Jus ad bellum berarti “hak untuk menggunakan kekerasan” atau “hak untuk melakukan perang”.

Jus ad Bellum adalah hukum yang berkaitan dengan pengelolaan konflik, hukum yang berkaitan dengan bagaimana Negara melakukan sengketa bersenjata, berdasarkan keadaan-keadaan bagaimana penggunaan kekuatan militer dibenarkan menurut hukum dan moral.

Istilah ini adalah istilah hukum dan filosofis yang memaparkan segi-segi hukum perang yang dimaksudkan untuk mencegah sengketa bersenjata, dan bila pencegahan ini gagal, untuk mempertegas kapan perang boleh dilakukan.

Terkait dengan dalam keadaan bagaimana dan kapan perang boleh dilakukan, dikembangkan konsep “just war”.

Cicerolah yang pertama kali mencetuskan konsep ini. Ia menyatakan bahwa perang sama sekali tidak boleh dilakukan oleh suatu Negara “kecuali untuk mempertahankan kehormatan atau keselamatan”.

Selanjutnya, ia menetapkan beberapa syarat yang harus dipenuhi untuk membenarkan perang: perang harus diumukan oleh pemerintah yang sah (proper authority), musuh harus diberitahu tetang pengumuman perang tersebut, dan musuh harus diberi peluang merundingkan penyelesaian damai sebelum dimulainya permusuhan.

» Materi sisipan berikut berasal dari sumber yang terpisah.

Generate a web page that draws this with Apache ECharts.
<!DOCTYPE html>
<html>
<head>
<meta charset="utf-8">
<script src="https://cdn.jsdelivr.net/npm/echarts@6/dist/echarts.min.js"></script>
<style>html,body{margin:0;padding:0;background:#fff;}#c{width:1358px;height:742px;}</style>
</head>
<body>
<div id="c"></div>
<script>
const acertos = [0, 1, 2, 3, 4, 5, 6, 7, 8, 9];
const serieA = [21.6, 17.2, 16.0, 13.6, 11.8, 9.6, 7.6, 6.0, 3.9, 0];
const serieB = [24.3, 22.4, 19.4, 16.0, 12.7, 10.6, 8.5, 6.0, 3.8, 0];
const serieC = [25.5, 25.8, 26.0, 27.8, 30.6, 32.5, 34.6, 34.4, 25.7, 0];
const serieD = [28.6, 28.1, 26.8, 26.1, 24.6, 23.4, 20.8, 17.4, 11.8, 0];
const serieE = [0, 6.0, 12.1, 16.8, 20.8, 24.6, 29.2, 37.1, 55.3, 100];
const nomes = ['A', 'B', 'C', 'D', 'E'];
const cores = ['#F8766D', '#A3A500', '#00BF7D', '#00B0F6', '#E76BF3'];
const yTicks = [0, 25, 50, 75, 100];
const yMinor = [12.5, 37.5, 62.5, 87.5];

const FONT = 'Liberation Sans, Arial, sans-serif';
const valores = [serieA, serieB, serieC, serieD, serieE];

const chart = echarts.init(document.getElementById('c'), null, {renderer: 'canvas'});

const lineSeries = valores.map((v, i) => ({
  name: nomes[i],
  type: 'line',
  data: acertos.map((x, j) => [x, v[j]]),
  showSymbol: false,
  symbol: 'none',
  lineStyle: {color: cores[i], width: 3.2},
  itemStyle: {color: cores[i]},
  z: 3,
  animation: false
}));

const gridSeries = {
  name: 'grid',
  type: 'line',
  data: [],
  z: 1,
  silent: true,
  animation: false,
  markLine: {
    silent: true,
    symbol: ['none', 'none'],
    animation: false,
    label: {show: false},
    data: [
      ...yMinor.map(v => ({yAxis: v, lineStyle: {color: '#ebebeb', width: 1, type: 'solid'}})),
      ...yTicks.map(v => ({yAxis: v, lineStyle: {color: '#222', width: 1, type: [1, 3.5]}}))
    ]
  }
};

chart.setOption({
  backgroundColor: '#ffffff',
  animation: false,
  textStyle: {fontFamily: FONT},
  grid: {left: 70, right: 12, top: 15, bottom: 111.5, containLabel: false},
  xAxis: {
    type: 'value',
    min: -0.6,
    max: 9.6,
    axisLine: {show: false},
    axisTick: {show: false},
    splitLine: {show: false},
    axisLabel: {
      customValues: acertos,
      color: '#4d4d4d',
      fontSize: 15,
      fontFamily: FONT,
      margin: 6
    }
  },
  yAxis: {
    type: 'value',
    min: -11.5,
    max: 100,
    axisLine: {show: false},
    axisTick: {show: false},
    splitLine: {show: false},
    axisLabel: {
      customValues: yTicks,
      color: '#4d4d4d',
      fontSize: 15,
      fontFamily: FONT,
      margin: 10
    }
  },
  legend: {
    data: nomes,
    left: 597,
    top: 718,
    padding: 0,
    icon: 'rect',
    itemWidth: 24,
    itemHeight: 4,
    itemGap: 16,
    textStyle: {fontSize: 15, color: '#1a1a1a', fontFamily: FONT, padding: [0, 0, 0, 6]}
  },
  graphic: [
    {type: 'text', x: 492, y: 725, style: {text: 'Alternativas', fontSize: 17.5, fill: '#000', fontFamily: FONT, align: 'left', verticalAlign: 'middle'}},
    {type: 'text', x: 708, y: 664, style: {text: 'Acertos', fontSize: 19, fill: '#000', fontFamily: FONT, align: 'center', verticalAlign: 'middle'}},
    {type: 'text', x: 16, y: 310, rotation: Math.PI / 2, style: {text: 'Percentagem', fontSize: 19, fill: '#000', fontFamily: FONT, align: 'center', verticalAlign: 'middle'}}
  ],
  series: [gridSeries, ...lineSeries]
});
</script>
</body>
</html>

Konsep just war dikembangkan lebih jauh oleh para pakar Kriten masa-masa awal. St. Agustine dan St. Thomas Aquinas berusaha menyelaraskan ajaran gereja dengan pragmatism politik dengan mengganti kreteria hukum Romawi untuk membenarkan perang dengan sudut pandang moral atau agama.

St. Agustine mengembangkan konsepnya mengenai just war dengan mengakui definisi just war Cicero untuk membela kehormatan atau hak milik dan juga menerima tiga prinsip just war Romawi, yaitu: alasan yang sah (legitimate cause), diumumkan oleh pemerintah yang sah, dan tujuan akhir perang adalah perdamaian (that peace is the final objective), dengan menambahkan satu tujuan fundamental, bahwa perang adalah sarana yang digunakan Tuhan menghukum manusia atau membebaskannya dari dosa-dosanya.

Atas dasar dalil ini, Agustin mennyatakan bahwa perang diperintahkan oleh Tuhan, dan dengan sendirinya, benar (just). Dengan demikian, menurut pandangan ini perang adalah kehendak Tuhan. Selaras dengan ini setiap pemimpin Negara yang memiliki landasan yang baik yang mengumumkan perang, jika ini dilakukan untuk mendukung kehendak Tuhan.